Set task =
The records below must be written out exactly, with every picture left behind.
§
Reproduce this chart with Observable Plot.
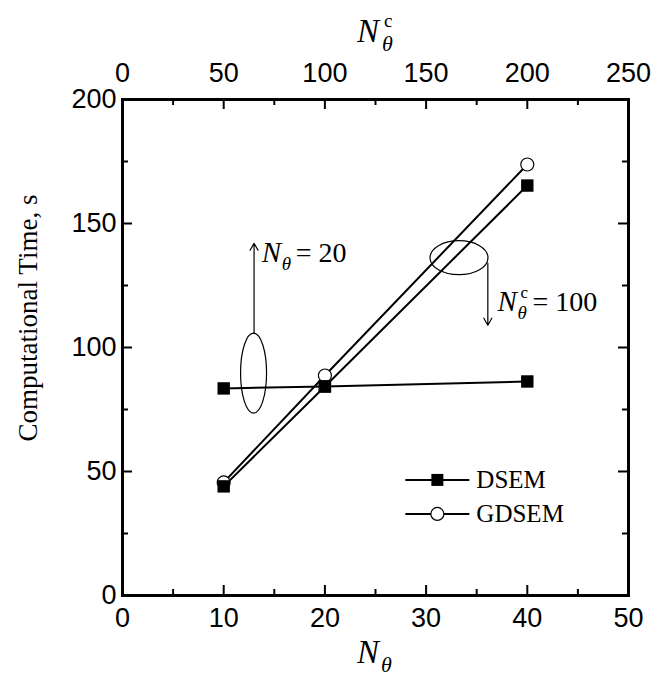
<!DOCTYPE html>
<html><head><meta charset="utf-8">
<script src="https://cdn.jsdelivr.net/npm/d3@7"></script>
<script src="https://cdn.jsdelivr.net/npm/@observablehq/plot@0.6"></script>
<style>body{margin:0;background:#fff}</style>
</head><body><div id="chart"></div>
<script>
// Data
const nTheta = [10, 20, 40];                 // bottom axis, N_theta (N_theta^c = 100)
const dsemTime = [44, 84.3, 165.3];
const gdsemTime = [45.6, 88.7, 173.8];
const nThetaC = [50, 100, 200];              // top axis, N_theta^c (N_theta = 20)
const dsemTimeC = [83.5, 84.3, 86.3];
const xMajor = [0, 10, 20, 30, 40, 50];
const xMinor = [5, 15, 25, 35, 45];
const yMajor = [0, 50, 100, 150, 200];
const yMinor = [25, 75, 125, 175];
const topFactor = 5; // top axis 0..250 shares the frame with bottom 0..50
const seriesNames = ["DSEM", "GDSEM"];

const serif = "'Liberation Serif', 'Times New Roman', serif";
const sans = "'Liberation Sans', Arial, sans-serif";

const steepD = nTheta.map((x, i) => ({x, y: dsemTime[i]}));
const steepG = nTheta.map((x, i) => ({x, y: gdsemTime[i]}));
const flatD = nThetaC.map((c, i) => ({x: c / topFactor, y: dsemTimeC[i]}));

function richText(parts) {
  return (ax, ay) => (index, scales) => {
    const g = d3.create("svg:g").attr("text-anchor", "start");
    const X = scales.x(ax), Y = scales.y(ay);
    for (const p of parts) {
      g.append("text")
        .attr("x", X + p.x).attr("y", Y + p.y)
        .attr("text-anchor", "start")
        .attr("font-family", p.family || serif)
        .attr("font-size", p.size)
        .attr("font-style", p.italic ? "italic" : "normal")
        .attr("fill", "black")
        .text(p.t);
    }
    return g.node();
  };
}
function ellipse(cx, cy, rx, ry) {
  return (index, scales) => d3.create("svg:ellipse")
      .attr("cx", scales.x(cx)).attr("cy", scales.y(cy))
      .attr("rx", rx).attr("ry", ry)
      .attr("fill", "none").attr("stroke", "black").attr("stroke-width", 1.2).node();
}
function legendMark(ax, ay) {
  return (index, scales) => {
    const g = d3.create("svg:g").attr("text-anchor", "start");
    const X = scales.x(ax), Y = scales.y(ay);
    seriesNames.forEach((name, i) => {
      const yy = Y + i * 34;
      g.append("line").attr("x1", X).attr("x2", X + 64).attr("y1", yy).attr("y2", yy)
        .attr("stroke", "black").attr("stroke-width", 2);
      if (i === 0) g.append("rect").attr("x", X + 26).attr("y", yy - 6).attr("width", 12).attr("height", 12).attr("fill", "black");
      else g.append("circle").attr("cx", X + 32).attr("cy", yy).attr("r", 6.5).attr("fill", "white").attr("stroke", "black").attr("stroke-width", 1.2);
      g.append("text").attr("x", X + 71).attr("y", yy + 8).attr("text-anchor", "start")
        .attr("font-family", serif).attr("font-size", 25).text(name);
    });
    return g.node();
  };
}

const label1 = richText([
  {t: "N", x: 0, y: 0, size: 29, italic: true},
  {t: "θ", x: 20, y: 8, size: 19, italic: true},
  {t: "= 20", x: 34, y: 0, size: 28}
]);
const label2 = richText([
  {t: "N", x: 0, y: 0, size: 29, italic: true},
  {t: "c", x: 23, y: -13, size: 17},
  {t: "θ", x: 20, y: 8, size: 19, italic: true},
  {t: "= 100", x: 35, y: 0, size: 28}
]);
const titleBottom = richText([
  {t: "N", x: -18, y: 0, size: 33, italic: true},
  {t: "θ", x: 6, y: 9, size: 22, italic: true}
]);
const titleTop = richText([
  {t: "N", x: -18, y: 0, size: 33, italic: true},
  {t: "c", x: 9, y: -15, size: 19},
  {t: "θ", x: 7, y: 9, size: 22, italic: true}
]);

// inward tick marks: zero-length rules at the frame edge, extended by an inset (px)
const tickX = (data, yv, len) => Plot.ruleX(data, {x: d => d, y1: yv, y2: yv, insetBottom: len, stroke: "black", strokeWidth: 2});
const tickY = (data, xv, len) => Plot.ruleY(data, {y: d => d, x1: xv, x2: xv, insetRight: len, stroke: "black", strokeWidth: 2});

const chart = Plot.plot({
  width: 659, height: 682,
  marginLeft: 122, marginRight: 31, marginTop: 99, marginBottom: 87,
  style: {background: "white", overflow: "visible"},
  x: {domain: [0, 50], label: null},
  y: {domain: [0, 200], label: null},
  marks: [
    tickX(xMajor, 0, 10),
    tickX(xMinor, 0, 6),
    tickX(xMajor, 200, -10),
    tickX(xMinor, 200, -6),
    tickY(yMajor, 0, -10),
    tickY(yMinor, 0, -6),
    tickY(yMajor, 50, 10),
    tickY(yMinor, 50, 6),
    // tick labels
    Plot.axisX(xMajor, {anchor: "bottom", tickSize: 0, tickPadding: 12, fontSize: 27, fontFamily: sans, label: null}),
    Plot.axisX(xMajor, {anchor: "top", tickSize: 0, tickPadding: 18, fontSize: 27, fontFamily: sans, label: null, tickFormat: d => d * topFactor}),
    Plot.axisY(yMajor, {anchor: "left", tickSize: 0, tickPadding: 6, fontSize: 27, fontFamily: sans, label: null}),
    Plot.frame({stroke: "black", strokeWidth: 3}),
    // lines
    Plot.line(steepD, {x: "x", y: "y", stroke: "black", strokeWidth: 2}),
    Plot.line(steepG, {x: "x", y: "y", stroke: "black", strokeWidth: 2}),
    Plot.line(flatD, {x: "x", y: "y", stroke: "black", strokeWidth: 2}),
    Plot.dot(steepG, {x: "x", y: "y", r: 6.5, fill: "white", stroke: "black", strokeWidth: 1.2}),
    Plot.dot(steepD, {x: "x", y: "y", symbol: "square", r: 7, fill: "black", stroke: "none"}),
    Plot.dot(flatD, {x: "x", y: "y", symbol: "square", r: 7, fill: "black", stroke: "none"}),
    // annotations
    ellipse(13.0, 89.5, 13, 40),
    Plot.arrow([{x: 13.0, y1: 105.6, y2: 142}], {x1: "x", x2: "x", y1: "y1", y2: "y2", stroke: "black", strokeWidth: 1.2, headLength: 10, bend: 0}),
    label1(13.8, 134.3),
    ellipse(33.3, 136, 29, 17),
    Plot.arrow([{x: 36.1, y1: 134, y2: 109}], {x1: "x", x2: "x", y1: "y1", y2: "y2", stroke: "black", strokeWidth: 1.2, headLength: 10, bend: 0}),
    label2(37.1, 114.5),
    legendMark(28, 46.4),
    // axis titles
    titleBottom(25, -27.4),
    titleTop(25, 223)
  ]
});
const svg = d3.select(chart);
svg.append("text")
  .attr("transform", "translate(37,318) rotate(-90)")
  .attr("text-anchor", "middle")
  .attr("font-family", serif).attr("font-size", 27)
  .text("Computational Time, s");
document.getElementById("chart").append(chart);
</script>
</body></html>
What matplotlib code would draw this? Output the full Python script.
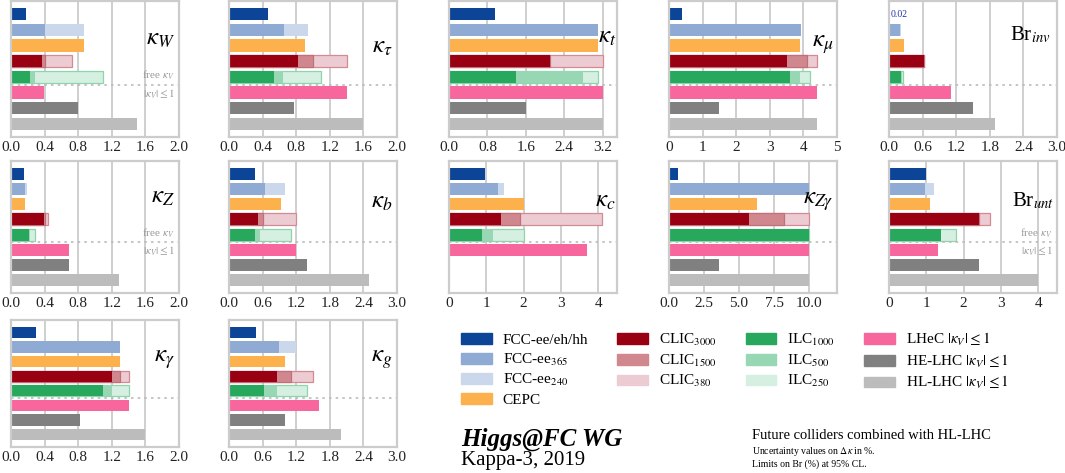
§
Reply to the exercise =
Reproduce this chart with Observable Plot.
<!DOCTYPE html>
<html><head><meta charset="utf-8">
<script src="https://cdn.jsdelivr.net/npm/d3@7"></script>
<script src="https://cdn.jsdelivr.net/npm/@observablehq/plot@0.6"></script>
<style>body{margin:0;background:#fff}</style>
</head><body><div id="chart"></div>
<script>
// Data
const nTheta = [10, 20, 40];                 // bottom axis, N_theta (N_theta^c = 100)
const dsemTime = [44, 84.3, 165.3];
const gdsemTime = [45.6, 88.7, 173.8];
const nThetaC = [50, 100, 200];              // top axis, N_theta^c (N_theta = 20)
const dsemTimeC = [83.5, 84.3, 86.3];
const xMajor = [0, 10, 20, 30, 40, 50];
const xMinor = [5, 15, 25, 35, 45];
const yMajor = [0, 50, 100, 150, 200];
const yMinor = [25, 75, 125, 175];
const topFactor = 5; // top axis 0..250 shares the frame with bottom 0..50
const seriesNames = ["DSEM", "GDSEM"];

const serif = "'Liberation Serif', 'Times New Roman', serif";
const sans = "'Liberation Sans', Arial, sans-serif";

const steepD = nTheta.map((x, i) => ({x, y: dsemTime[i]}));
const steepG = nTheta.map((x, i) => ({x, y: gdsemTime[i]}));
const flatD = nThetaC.map((c, i) => ({x: c / topFactor, y: dsemTimeC[i]}));

function richText(parts) {
  return (ax, ay) => (index, scales) => {
    const g = d3.create("svg:g").attr("text-anchor", "start");
    const X = scales.x(ax), Y = scales.y(ay);
    for (const p of parts) {
      g.append("text")
        .attr("x", X + p.x).attr("y", Y + p.y)
        .attr("text-anchor", "start")
        .attr("font-family", p.family || serif)
        .attr("font-size", p.size)
        .attr("font-style", p.italic ? "italic" : "normal")
        .attr("fill", "black")
        .text(p.t);
    }
    return g.node();
  };
}
function ellipse(cx, cy, rx, ry) {
  return (index, scales) => d3.create("svg:ellipse")
      .attr("cx", scales.x(cx)).attr("cy", scales.y(cy))
      .attr("rx", rx).attr("ry", ry)
      .attr("fill", "none").attr("stroke", "black").attr("stroke-width", 1.2).node();
}
function legendMark(ax, ay) {
  return (index, scales) => {
    const g = d3.create("svg:g").attr("text-anchor", "start");
    const X = scales.x(ax), Y = scales.y(ay);
    seriesNames.forEach((name, i) => {
      const yy = Y + i * 34;
      g.append("line").attr("x1", X).attr("x2", X + 64).attr("y1", yy).attr("y2", yy)
        .attr("stroke", "black").attr("stroke-width", 2);
      if (i === 0) g.append("rect").attr("x", X + 26).attr("y", yy - 6).attr("width", 12).attr("height", 12).attr("fill", "black");
      else g.append("circle").attr("cx", X + 32).attr("cy", yy).attr("r", 6.5).attr("fill", "white").attr("stroke", "black").attr("stroke-width", 1.2);
      g.append("text").attr("x", X + 71).attr("y", yy + 8).attr("text-anchor", "start")
        .attr("font-family", serif).attr("font-size", 25).text(name);
    });
    return g.node();
  };
}

const label1 = richText([
  {t: "N", x: 0, y: 0, size: 29, italic: true},
  {t: "θ", x: 20, y: 8, size: 19, italic: true},
  {t: "= 20", x: 34, y: 0, size: 28}
]);
const label2 = richText([
  {t: "N", x: 0, y: 0, size: 29, italic: true},
  {t: "c", x: 23, y: -13, size: 17},
  {t: "θ", x: 20, y: 8, size: 19, italic: true},
  {t: "= 100", x: 35, y: 0, size: 28}
]);
const titleBottom = richText([
  {t: "N", x: -18, y: 0, size: 33, italic: true},
  {t: "θ", x: 6, y: 9, size: 22, italic: true}
]);
const titleTop = richText([
  {t: "N", x: -18, y: 0, size: 33, italic: true},
  {t: "c", x: 9, y: -15, size: 19},
  {t: "θ", x: 7, y: 9, size: 22, italic: true}
]);

// inward tick marks: zero-length rules at the frame edge, extended by an inset (px)
const tickX = (data, yv, len) => Plot.ruleX(data, {x: d => d, y1: yv, y2: yv, insetBottom: len, stroke: "black", strokeWidth: 2});
const tickY = (data, xv, len) => Plot.ruleY(data, {y: d => d, x1: xv, x2: xv, insetRight: len, stroke: "black", strokeWidth: 2});

const chart = Plot.plot({
  width: 659, height: 682,
  marginLeft: 122, marginRight: 31, marginTop: 99, marginBottom: 87,
  style: {background: "white", overflow: "visible"},
  x: {domain: [0, 50], label: null},
  y: {domain: [0, 200], label: null},
  marks: [
    tickX(xMajor, 0, 10),
    tickX(xMinor, 0, 6),
    tickX(xMajor, 200, -10),
    tickX(xMinor, 200, -6),
    tickY(yMajor, 0, -10),
    tickY(yMinor, 0, -6),
    tickY(yMajor, 50, 10),
    tickY(yMinor, 50, 6),
    // tick labels
    Plot.axisX(xMajor, {anchor: "bottom", tickSize: 0, tickPadding: 12, fontSize: 27, fontFamily: sans, label: null}),
    Plot.axisX(xMajor, {anchor: "top", tickSize: 0, tickPadding: 18, fontSize: 27, fontFamily: sans, label: null, tickFormat: d => d * topFactor}),
    Plot.axisY(yMajor, {anchor: "left", tickSize: 0, tickPadding: 6, fontSize: 27, fontFamily: sans, label: null}),
    Plot.frame({stroke: "black", strokeWidth: 3}),
    // lines
    Plot.line(steepD, {x: "x", y: "y", stroke: "black", strokeWidth: 2}),
    Plot.line(steepG, {x: "x", y: "y", stroke: "black", strokeWidth: 2}),
    Plot.line(flatD, {x: "x", y: "y", stroke: "black", strokeWidth: 2}),
    Plot.dot(steepG, {x: "x", y: "y", r: 6.5, fill: "white", stroke: "black", strokeWidth: 1.2}),
    Plot.dot(steepD, {x: "x", y: "y", symbol: "square", r: 7, fill: "black", stroke: "none"}),
    Plot.dot(flatD, {x: "x", y: "y", symbol: "square", r: 7, fill: "black", stroke: "none"}),
    // annotations
    ellipse(13.0, 89.5, 13, 40),
    Plot.arrow([{x: 13.0, y1: 105.6, y2: 142}], {x1: "x", x2: "x", y1: "y1", y2: "y2", stroke: "black", strokeWidth: 1.2, headLength: 10, bend: 0}),
    label1(13.8, 134.3),
    ellipse(33.3, 136, 29, 17),
    Plot.arrow([{x: 36.1, y1: 134, y2: 109}], {x1: "x", x2: "x", y1: "y1", y2: "y2", stroke: "black", strokeWidth: 1.2, headLength: 10, bend: 0}),
    label2(37.1, 114.5),
    legendMark(28, 46.4),
    // axis titles
    titleBottom(25, -27.4),
    titleTop(25, 223)
  ]
});
const svg = d3.select(chart);
svg.append("text")
  .attr("transform", "translate(37,318) rotate(-90)")
  .attr("text-anchor", "middle")
  .attr("font-family", serif).attr("font-size", 27)
  .text("Computational Time, s");
document.getElementById("chart").append(chart);
</script>
</body></html>
What matplotlib code would draw this? Output the full Python script.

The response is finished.